First off a great example of siloing is amazon its self. Its confusing as f_+_ but its there.

The general consensus is to go 2 level deeps but if for your site would benefit from 3 then go for it. Balancing user experience with siloing can be a bit tricky. So if adding the third level will help then why the hell not.

I find there levels works best for me in amazon style review sites. But these wouldnt be micro niches, these would be considered authority?
This is an example site build I might use for a broad tech review site:

teir 1 - techsite.com/
main page would be a list of all broad categories i review. Lets sets say i have 5 categories cell phones, phablets, mp3 players, guitars, alarm clock
tier 2 - techsite.com/phones

This would be a category page with a article at top and a lits below of reviews for that category. I like to use blog format so the page is ever changing.
this would link to my money articles for example in phones it would be like: 10 ten phones for porn, best selling phones in china, my phone is purple, phones are neat.

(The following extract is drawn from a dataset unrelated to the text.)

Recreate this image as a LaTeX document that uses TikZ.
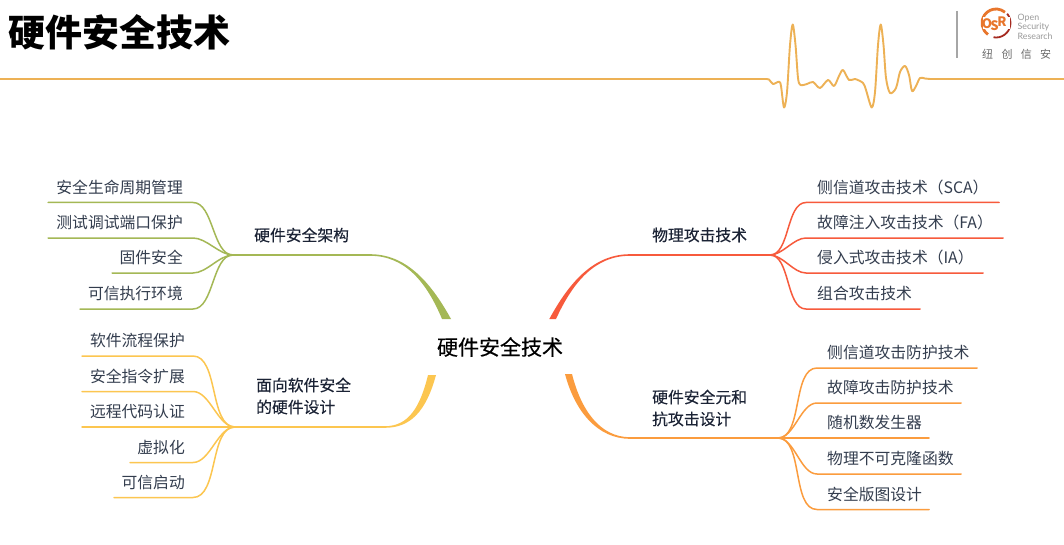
\documentclass[tikz,border=0pt]{standalone}
\usepackage{fontspec}
\setmainfont{Noto Sans CJK SC}
\newfontfamily\medcjk[FakeBold=0.25]{Noto Sans CJK SC}
\newfontfamily\latinlogo{Lato}
\usetikzlibrary{calc}
\definecolor{cgreen}{HTML}{A4B855}
\definecolor{cyellow}{HTML}{FCC650}
\definecolor{cred}{HTML}{F75A3C}
\definecolor{corange}{HTML}{FB9C3E}
\definecolor{cgold}{HTML}{EDB155}
\definecolor{cleaf}{HTML}{333D4E}
\definecolor{cbranch}{HTML}{1B2335}
\definecolor{clogoO}{HTML}{E8762C}
\definecolor{clogoR}{HTML}{A52A20}
\tikzset{
  x=1pt,y=-1pt,
  leaftext/.style={font=\fontsize{15.8}{15.8}\selectfont,text=cleaf,inner sep=0pt},
  branchtext/.style={font=\medcjk\fontsize{15.8}{15.8}\selectfont,text=cbranch,inner sep=0pt,anchor=west},
  wire/.style={line width=1.5pt,line cap=round},
  logoletter/.style={font=\bfseries\fontsize{13}{13}\selectfont,text=clogoO,inner sep=0pt},
}
\newcommand{\lleaf}[5]{% name, x of line end, y line, x text, text
  \coordinate (#1s) at (193,#3);
  \coordinate (#1e) at (#2,#3);
  \node[leaftext,anchor=east] (#1t) at (#4,#3-15.2) {#5};
}
\newcommand{\rleaf}[6]{% name, x bend, x end, y, x text, text
  \coordinate (#1s) at (#2,#4);
  \coordinate (#1e) at (#3,#4);
  \node[leaftext,anchor=west] (#1t) at (#5,#4-15.2) {#6};
}
\begin{document}
\begin{tikzpicture}
\useasboundingbox (0,0) rectangle (1064,545);
\fill[white] (0,0) rectangle (1064,545);

% header
\node[font=\bfseries\fontsize{37}{37}\selectfont,text=black,inner sep=0pt,anchor=west] (title) at (8,32) {硬件安全技术};
\draw[cgold,line width=1.9pt,line join=round]
 (0,79) -- (765,79)
 plot[smooth,tension=0.5] coordinates {(765,79) (769,79.5) (773,84) (779,81.7) (781,86) (784,107.5) (787,92) (790,45) (792.7,24.5) (795.5,45) (798,78) (800.5,85) (807,84) (813,82) (820,88) (828,80) (834,86) (839,76) (843,70) (849,80) (855,79) (863,83) (866,90) (871.7,107.5) (875,92) (878,45) (880.7,24.5) (883.5,45) (886,78) (890,93) (896,88) (900,72) (905,66) (909,75) (912,91) (916,86) (920,78) (925,78.5) (930,79)}
 -- (1064,79);
\coordinate (sepA) at (957,11);
\coordinate (sepB) at (957,58);
\draw[gray!70,line width=1.4pt] (sepA) -- (sepB);
\draw[clogoR,line width=1.8pt] (996,23) ++(100:14.5) arc[start angle=100,end angle=-40,radius=14.5];
\draw[clogoO,line width=2.8pt] (996,23) ++(125:14) arc[start angle=125,end angle=310,radius=14];
\fill[white] (983,17) rectangle (1010,29);
\node[logoletter] (logoO) at (987,23.5) {O};
\node[logoletter] (logoS) at (994.5,26) {S};
\node[logoletter] (logoR) at (1002,21.5) {R};
\node[font=\latinlogo\fontsize{8.8}{9.5}\selectfont,text=gray!80,inner sep=0pt,anchor=west,align=left] (osrtext) at (1017.5,26.5) {Open\\Security\\Research};
\node[font=\fontsize{11}{11}\selectfont,text=gray!85!black,inner sep=0pt,anchor=west] (cn) at (982,54.5) {纽\hspace{8.3pt}创\hspace{8.3pt}信\hspace{8.3pt}安};

% centre
\node[font=\medcjk\fontsize{21}{21}\selectfont,text=black,inner sep=0pt] (root) at (500,347) {硬件安全技术};

% green branch
\coordinate (ghub) at (233,255);
\fill[cgreen] (ghub) ++(0,-0.8) -- (370,254.2) .. controls (405,254.2) and (429.5,280) .. (451,319) -- (442,319) .. controls (426.5,282) and (405,255.8) .. (370,255.8) -- (233,255.8) -- cycle;
\node[branchtext] (gb) at (254,235) {硬件安全架构};
\lleaf{g1}{48}{202.5}{183}{安全生命周期管理}
\lleaf{g2}{48}{238}{183}{测试调试端口保护}
\lleaf{g3}{112}{273}{183}{固件安全}
\lleaf{g4}{80}{309}{183}{可信执行环境}
\foreach \n in {g1,g2,g3,g4}
  \draw[cgreen,wire] (ghub) to[out=180,in=0,looseness=0.8] (\n s) -- (\n e);

% yellow branch
\coordinate (yhub) at (235,427);
\fill[cyellow] (yhub) ++(0,-0.8) -- (385,426.2) .. controls (408,426.2) and (420,408) .. (428,375) -- (436,375) .. controls (426,412) and (410,427.8) .. (385,427.8) -- (235,427.8) -- cycle;
\node[branchtext] (yb1) at (256,385) {面向软件安全};
\node[branchtext] (yb2) at (256,407) {的硬件设计};
\lleaf{y1}{82}{356}{185}{软件流程保护}
\lleaf{y2}{82}{391.5}{185}{安全指令扩展}
\lleaf{y3}{82}{427}{185}{远程代码认证}
\lleaf{y4}{130}{462.5}{185}{虚拟化}
\lleaf{y5}{114}{497.5}{185}{可信启动}
\foreach \n in {y1,y2,y4,y5}
  \draw[cyellow,wire] (yhub) to[out=180,in=0,looseness=0.8] (\n s) -- (\n e);
\draw[cyellow,wire] (yhub) -- (y3e);

% red branch
\coordinate (rhub) at (770,255);
\fill[cred] (rhub) ++(0,-0.8) -- (630,254.2) .. controls (595,254.2) and (570.5,280) .. (549.3,319) -- (556,319) .. controls (573,282) and (595,255.8) .. (630,255.8) -- (770,255.8) -- cycle;
\node[branchtext] (rb) at (652,235) {物理攻击技术};
\rleaf{r1}{806}{999}{202.5}{817}{侧信道攻击技术（SCA）}
\rleaf{r2}{806}{1003}{238}{817}{故障注入攻击技术（FA）}
\rleaf{r3}{806}{983}{273}{817}{侵入式攻击技术（IA）}
\rleaf{r4}{806}{920}{309}{817}{组合攻击技术}
\foreach \n in {r1,r2,r3,r4}
  \draw[cred,wire] (rhub) to[out=0,in=180,looseness=0.8] (\n s) -- (\n e);

% orange branch
\coordinate (ohub) at (778,438);
\fill[corange] (ohub) ++(0,-0.8) -- (630,437.2) .. controls (600,437.2) and (581,410) .. (572,374) -- (565,374) .. controls (575,412) and (598,438.8) .. (630,438.8) -- (778,438.8) -- cycle;
\node[branchtext] (ob1) at (652,397) {硬件安全元和};
\node[branchtext] (ob2) at (652,419) {抗攻击设计};
\rleaf{o1}{817}{977}{368}{827}{侧信道攻击防护技术}
\rleaf{o2}{817}{961}{403}{827}{故障攻击防护技术}
\rleaf{o3}{817}{929}{438}{827}{随机数发生器}
\rleaf{o4}{817}{961}{474}{827}{物理不可克隆函数}
\rleaf{o5}{817}{929}{509.5}{827}{安全版图设计}
\foreach \n in {o1,o2,o4,o5}
  \draw[corange,wire] (ohub) to[out=0,in=180,looseness=0.8] (\n s) -- (\n e);
\draw[corange,wire] (ohub) -- (o3e);
\end{tikzpicture}
\end{document}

tier 3 - techsite.com/phones/top-10-phones-for-porn/

this would be the big money article talk about the best ten phones. I would write a small review for every phone kind like 10tenreveiws does and that would take them to the 4th tierr and thous would be a more in depth explanation of that phone or whatever.

So if its a top ten site I would have 10 500 word articles linking to the tier 3 main review page.

tier 4 - techsite.com/phones/top-10-phones-for-porn/note4

already explained above but then I can also dump more articles in here about more porn phones if I want, who cares really. But it helps IMO.


I like this set up, because it gives me more space to expand my silo and many levels to dump articles if I want.